Ahahahhaha holy shit.

I just... wow. WOW.


----------



## Nylak (Dec 12, 2010)

Wox said:


> Edit: God damnit I'm a fucking idiot. It was a keylogger I enabled to get a guys password when he pissed me off. I had him log on to the site on my computer.


Can't believe you just said that.


----------



## Sauvignon (Dec 12, 2010)

If this was the banning thread, I'd have to ban you for that, Mr. Wox.


----------



## Nylak (Dec 13, 2010)

Sauvignon said:


> If this was the banning thread, I'd have to ban you for that, Mr. Wox.



Every thread is the banning thread for me.


----------



## Xenke (Dec 13, 2010)

Nylak said:


> Every thread is the banning thread for me.


 
No fair. :<


----------



## Folflet (Dec 13, 2010)

God, damnit again, I'm suspended for a month from fa because of this crap! I keylogged a guys mmorpg account, not Fa account, get that through your heads mods.

Edit: Anyone got any idea on how to appeal a suspension? I can't access the trouble tickets. Also, I don't even know a furry irl if that helps my case. We must be rare here.


----------



## Kihari (Dec 13, 2010)

Wox said:


> It was a keylogger I enabled to get a guys password when he pissed me off.



Wow, anger issues much?



Wox said:


> Anyone got any idea on how to appeal a suspension? I can't access the trouble tickets. Also, I don't even know a furry irl if that helps my case. We must be rare here.


 
Yeah, good luck with that. You just admitted to being a HAY GUIS SUP3R L33T HAX0R LOL and trying to steal some dude's password. Enjoy your ban.


----------



## Witchiebunny (Dec 13, 2010)

Wox said:


> God, damnit again, I'm suspended for a month from fa because of this crap! I keylogged a guys mmorpg account, not Fa account, get that through your heads mods.
> 
> Edit: Anyone got any idea on how to appeal a suspension? I can't access the trouble tickets. Also, I don't even know a furry irl if that helps my case. We must be rare here.


 
I'm the one who suspended you and I'll be going over your case with Dragoneer today, regarding whether or not you should remain suspended. However, considering you said, ON the FurAffinity Forums "The Site", without specifying, what else was I really supposed to think?
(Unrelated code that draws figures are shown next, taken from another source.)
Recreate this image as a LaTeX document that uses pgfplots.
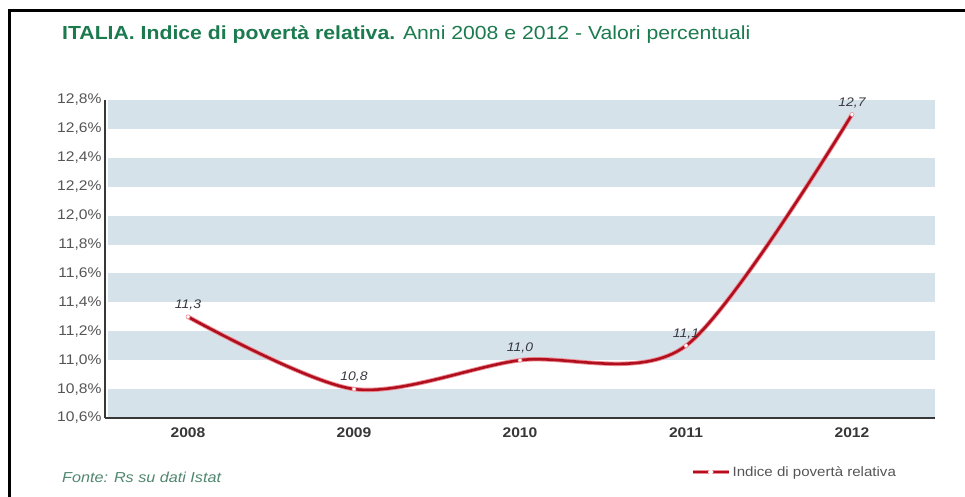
\documentclass[border=0pt]{standalone}
\usepackage{pgfplots}
\pgfplotsset{compat=1.18}
\usepackage{pgfplotstable}
\usepackage{fontspec}
\setmainfont{Liberation Sans}[FakeStretch=1.12]
\definecolor{titlegreen}{RGB}{27,122,78}
\definecolor{fontegreen}{RGB}{80,135,110}
\definecolor{band}{RGB}{214,226,234}
\definecolor{lineRed}{RGB}{176,16,30}
\definecolor{linePink}{RGB}{238,140,150}
\definecolor{tickgray}{RGB}{85,85,85}
\definecolor{labgray}{RGB}{55,55,65}
\definecolor{axisgray}{RGB}{55,55,55}

\pgfplotstableread{
year val lab
2008 11.3 11,3
2009 10.8 10,8
2010 11.0 11,0
2011 11.1 11,1
2012 12.7 12,7
}\povdata

\begin{document}
\begin{tikzpicture}
\useasboundingbox (0bp,0bp) rectangle (965bp,497bp);
\draw[line width=3bp] (9bp,0bp) -- (9bp,486bp) -- (965bp,486bp);
\node[anchor=base west, inner sep=0, text=titlegreen, font=\fontsize{19}{22}\selectfont] at (62bp,457bp) {\textbf{ITALIA. Indice di povertà relativa.} Anni 2008 e 2012 - Valori percentuali};
\node[anchor=base west, inner sep=0, text=fontegreen, font=\fontsize{14.5}{17}\selectfont\itshape] at (62bp,15bp) {Fonte: Rs su dati Istat};
\begin{axis}[
  at={(105bp,79bp)}, anchor=south west, scale only axis, width=830bp, height=318bp,
  xmin=2007.5, xmax=2012.5, ymin=10.6, ymax=12.8,
  axis x line*=bottom, axis y line*=left,
  axis line style={axisgray, line width=1.8bp, -},
  axis on top=true,
  clip=false,
  xtick={2008,2009,2010,2011,2012}, xticklabels={2008,2009,2010,2011,2012},
  ytick={10.6,10.8,11.0,11.2,11.4,11.6,11.8,12.0,12.2,12.4,12.6,12.8},
  yticklabel={\pgfmathprintnumber[fixed,fixed zerofill,precision=1,use comma]{\tick}\%},
  /pgf/number format/assume math mode=true,
  major tick length=0,
  xticklabel style={font=\fontsize{14}{16}\selectfont\bfseries, text=axisgray, yshift=-6bp},
  yticklabel style={font=\fontsize{14}{16}\selectfont, text=tickgray},
  legend style={at={(0.702,-0.170)}, anchor=west, draw=none, fill=none,
    font=\fontsize{13.5}{16}\selectfont, text=tickgray},
  legend image code/.code={\draw[linePink, line width=3.8bp] (0bp,0bp) -- (36bp,0bp); \draw[lineRed, line width=2.4bp] (0bp,0bp) -- (36bp,0bp); \fill[white] (18bp,0bp) circle (1.1bp);},
]
\fill[band] (axis cs:2007.52,12.6) rectangle (axis cs:2012.5,12.8);
\fill[band] (axis cs:2007.52,12.2) rectangle (axis cs:2012.5,12.4);
\fill[band] (axis cs:2007.52,11.8) rectangle (axis cs:2012.5,12.0);
\fill[band] (axis cs:2007.52,11.4) rectangle (axis cs:2012.5,11.6);
\fill[band] (axis cs:2007.52,11.0) rectangle (axis cs:2012.5,11.2);
\fill[band] (axis cs:2007.52,10.6) rectangle (axis cs:2012.5,10.8);
\addplot[smooth, linePink, line width=4.4bp, forget plot] table[x=year, y=val] {\povdata};
\addplot[smooth, lineRed, line width=2.6bp, mark=*, mark size=2bp,
  mark options={fill=white, draw=linePink, line width=0.6bp},
  point meta=explicit symbolic,
  nodes near coords,
  nodes near coords style={font=\fontsize{12.5}{14}\selectfont\itshape, text=labgray, yshift=3bp}]
  table[x=year, y=val, meta=lab] {\povdata};
\addlegendentry{Indice di povertà relativa}
\end{axis}
\end{tikzpicture}
\end{document}
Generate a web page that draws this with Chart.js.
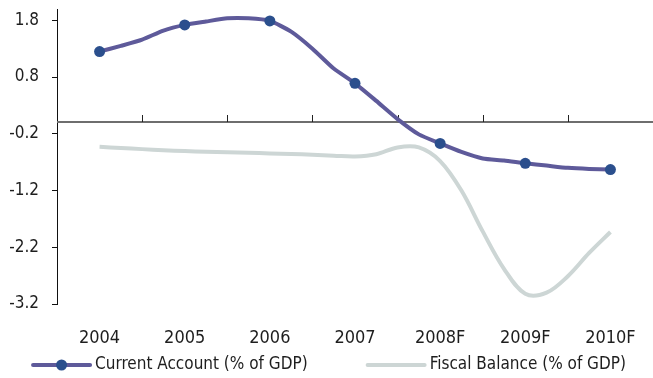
<!DOCTYPE html>
<html>
<head>
<meta charset="utf-8">
<script src="https://cdn.jsdelivr.net/npm/chart.js@4.4.0/dist/chart.umd.min.js"></script>
<style>
  html, body { margin: 0; padding: 0; background: #fff; }
  #wrap { width: 653px; height: 378px; }
</style>
</head>
<body>
<div id="wrap"><canvas id="balanceChart" width="653" height="378"></canvas></div>
<script>
// ================== DATA ==================
const yearLabels = ['2004', '2005', '2006', '2007', '2008F', '2009F', '2010F'];
const firstYear = 2004;

// quarterly points, markers only on the full years
const quarters = [
    2004.00, 2004.25, 2004.50, 2004.75,
    2005.00, 2005.25, 2005.50, 2005.75,
    2006.00, 2006.25, 2006.50, 2006.75,
    2007.00, 2007.25, 2007.50, 2007.75,
    2008.00, 2008.25, 2008.50, 2008.75,
    2009.00, 2009.25, 2009.50, 2009.75,
    2010.00
];

const currentAccount = [
    1.25, 1.35, 1.46, 1.62,
    1.72, 1.78, 1.835, 1.835,
    1.79, 1.60, 1.30, 0.95,
    0.69, 0.38, 0.06, -0.21,
    -0.37, -0.52, -0.635, -0.67,
    -0.72, -0.76, -0.80, -0.82,
    -0.83
];

const fiscalBalance = [
    -0.43, -0.45, -0.47, -0.49,
    -0.505, -0.515, -0.525, -0.535,
    -0.545, -0.555, -0.57, -0.585,
    -0.60, -0.56, -0.44, -0.44,
    -0.68, -1.20, -1.92, -2.58,
    -3.02, -3.00, -2.71, -2.30,
    -1.93
];

const yTicks = [-3.2, -2.2, -1.2, -0.2, 0.8, 1.8];
const Y_MIN = -3.2;
const Y_MAX = 2.0;

// ================== STYLE ==================
const FONT = "'DejaVu Sans Condensed', 'Liberation Sans', sans-serif";
const TEXT_COLOR = '#1e1e1e';
const CA_LINE = '#5e5a9a';
const CA_MARKER = '#2b4f8d';
const FB_LINE = '#cdd6d5';

const toPoints = (values) => quarters.map((q, i) => ({ x: q, y: values[i] }));

// zero line with small upward ticks between the years
const zeroLinePlugin = {
    id: 'zeroLine',
    beforeDatasetsDraw(chart) {
        const { ctx, chartArea, scales } = chart;
        const y0 = Math.round(scales.y.getPixelForValue(0));
        ctx.save();
        ctx.strokeStyle = '#6e6e6e';
        ctx.lineWidth = 2;
        ctx.beginPath();
        ctx.moveTo(chartArea.left, y0);
        ctx.lineTo(chartArea.right, y0);
        ctx.stroke();

        ctx.strokeStyle = '#222';
        ctx.lineWidth = 1;
        ctx.beginPath();
        for (let i = 1; i < yearLabels.length; i++) {
            const px = Math.round(scales.x.getPixelForValue(firstYear + i - 0.5)) + 0.5;
            ctx.moveTo(px, y0);
            ctx.lineTo(px, y0 - 7);
        }
        ctx.stroke();
        ctx.restore();
    }
};

// legend drawn as line samples (with marker) under the axis labels
const lineLegendPlugin = {
    id: 'lineLegend',
    afterDraw(chart) {
        const { ctx } = chart;
        const sampleW = 57, gapText = 5, gapItem = 60;
        const cy = chart.height - 13;
        ctx.save();
        ctx.font = `17px ${FONT}`;
        ctx.textBaseline = 'middle';
        ctx.textAlign = 'left';
        const items = chart.data.datasets.map(ds => ({ ds, w: ctx.measureText(ds.label).width }));
        let total = 0;
        items.forEach((it, i) => { total += sampleW + gapText + it.w + (i ? gapItem : 0); });
        let x = chart.width / 2 - total / 2 + 3;
        items.forEach((it, i) => {
            if (i) x += gapItem;
            ctx.strokeStyle = it.ds.borderColor;
            ctx.lineWidth = it.ds.borderWidth;
            ctx.lineCap = 'round';
            ctx.beginPath();
            ctx.moveTo(x, cy);
            ctx.lineTo(x + sampleW, cy);
            ctx.stroke();
            if (it.ds.showMarker) {
                ctx.fillStyle = it.ds.pointBackgroundColor;
                ctx.beginPath();
                ctx.arc(x + sampleW / 2, cy, 5.5, 0, Math.PI * 2);
                ctx.fill();
            }
            x += sampleW + gapText;
            ctx.fillStyle = TEXT_COLOR;
            ctx.fillText(it.ds.label, x, cy);
            x += it.w;
        });
        ctx.restore();
    }
};

const chart = new Chart(document.getElementById('balanceChart'), {
    type: 'line',
    data: {
        datasets: [
            {
                label: 'Current Account (% of GDP)',
                data: toPoints(currentAccount),
                borderColor: CA_LINE,
                borderWidth: 4,
                tension: 0.2,
                pointRadius: (c) => Number.isInteger(c.raw.x) ? 5.5 : 0,
                pointHoverRadius: 0,
                pointBackgroundColor: CA_MARKER,
                pointBorderColor: CA_MARKER,
                pointBorderWidth: 0,
                showMarker: true,
                order: 1
            },
            {
                label: 'Fiscal Balance (% of GDP)',
                data: toPoints(fiscalBalance),
                borderColor: FB_LINE,
                borderWidth: 4,
                tension: 0.35,
                pointRadius: 0,
                pointHoverRadius: 0,
                showMarker: false,
                order: 2
            }
        ]
    },
    options: {
        responsive: false,
        animation: false,
        layout: { autoPadding: false, padding: { top: 9, bottom: 24, left: 0, right: 0 } },
        plugins: {
            legend: { display: false },
            tooltip: { enabled: false }
        },
        scales: {
            x: {
                type: 'linear',
                min: firstYear - 0.5,
                max: firstYear + yearLabels.length - 0.5,
                afterBuildTicks: (s) => { s.ticks = yearLabels.map((_, i) => ({ value: firstYear + i })); },
                afterFit: (s) => { s.height = 50; s.paddingLeft = 0; s.paddingRight = 0; },
                ticks: {
                    callback: (v) => yearLabels[Math.round(v) - firstYear],
                    font: { family: FONT, size: 18 },
                    color: TEXT_COLOR,
                    padding: 24,
                    maxRotation: 0,
                    autoSkip: false
                },
                grid: { display: false, drawTicks: false },
                border: { display: false }
            },
            y: {
                min: Y_MIN,
                max: Y_MAX,
                afterBuildTicks: (s) => { s.ticks = yTicks.map(v => ({ value: v })); },
                afterFit: (s) => { s.width = 57; s.paddingTop = 0; s.paddingBottom = 0; },
                ticks: {
                    callback: (v) => v.toFixed(1),
                    font: { family: FONT, size: 17 },
                    color: TEXT_COLOR,
                    padding: 13
                },
                grid: { drawOnChartArea: false, drawTicks: true, tickLength: 5, color: '#111' },
                border: { display: true, color: '#111', width: 1 }
            }
        }
    },
    plugins: [zeroLinePlugin, lineLegendPlugin]
});
</script>
</body>
</html>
And what were you thinking, admitting to trying to steal someone's password anyway?

Don't yell at us for  your lack of thought.


----------



## Folflet (Dec 13, 2010)

Witchiebunny said:


> I'm the one who suspended you and I'll be going over your case with Dragoneer today, regarding whether or not you should remain suspended. However, considering you said, ON the FurAffinity Forums "The Site", without specifying, what else was I really supposed to think? And what were you thinking, admitting to trying to steal someone's password anyway?
> 
> Don't yell at us for  your lack of thought.


 Sorry, I had little sleep so posts like that always seem messed up.


----------